A robot built at MIT has reportedly set a world speed record for solving a Rubik's Cube, cutting the previous record of 0.637 seconds (set by another robot in 2016) down to just 0.38 seconds. If robots had grandparents, this one's would be very proud.
The Rubik's-solving robot was constructed at MIT this January by Ben Katz, a mechanical engineering graduate student, and Jared Di Carlo, an electrical engineering and computer science student, at a student-run hacker lab. According to a news release from MIT, the two became inspired when they noticed a design flaw in footage of the previous robot record-holder, a compact sphere of whirling motors created by German engineer Albert Beer. [Super-Intelligent Machines: 7 Robotic Futures]
"We watched the videos of the previous robots, and we noticed that the motors were not the fastest that could be used," Di Carlo said in a statement. "We thought we could do better with improved motors and controls."
In their new speed-solving bot, Katz and Di Carlo engineered individual motors to control six metal rods gripping the cube's six faces. Two webcams send footage of the cube to a nearby computer, helping the robot identify which colors fall on which face of the cube at a given time. Working from this information, the robot solves the cube with an algorithm previously used in other Rubik's-solving robots.
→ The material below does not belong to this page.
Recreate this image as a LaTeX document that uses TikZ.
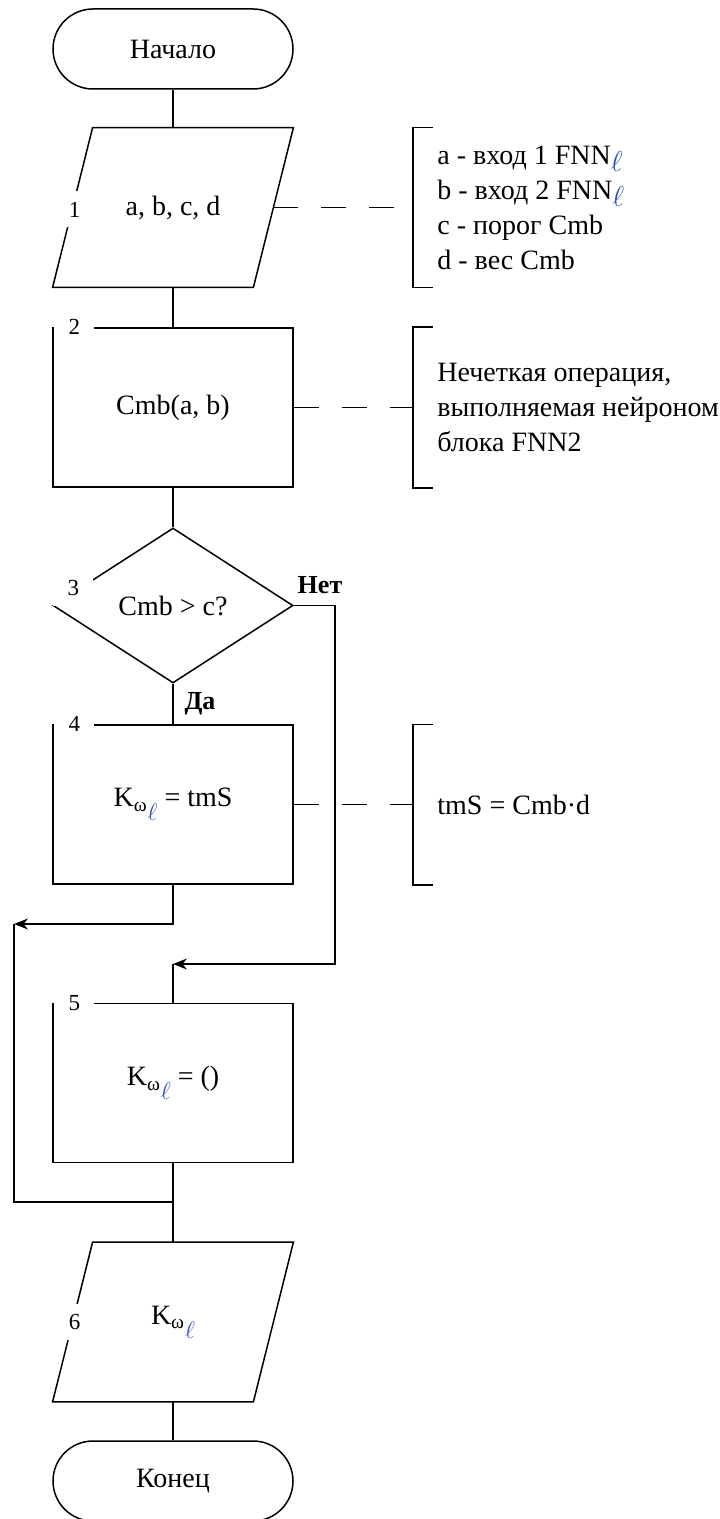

In the video above, you can see the whole process in action — just don't blink.
While our fleshy human fingers cannot hope to best the whirling motors and metal grips of robots like these, professional human speedcubers have set some pretty mind-boggling speed records of their own. The current world speed record for solving a Rubik's Cube is held by SeungBeom Cho, who solved a jumbled cube in 4.59 seconds at a 2007 World Cube Organization competition. According to the Rubik's Cube community Ruwix.com, Cho beat the previous world record by just one-tenth of a second.
Members of the machine uprising resistance movement, take heart: Although robots may be much faster than humans at solving Rubik's cubes, flipping hamburgers and climbing up sheer vertical walls, they still look ridiculous trying to open doors.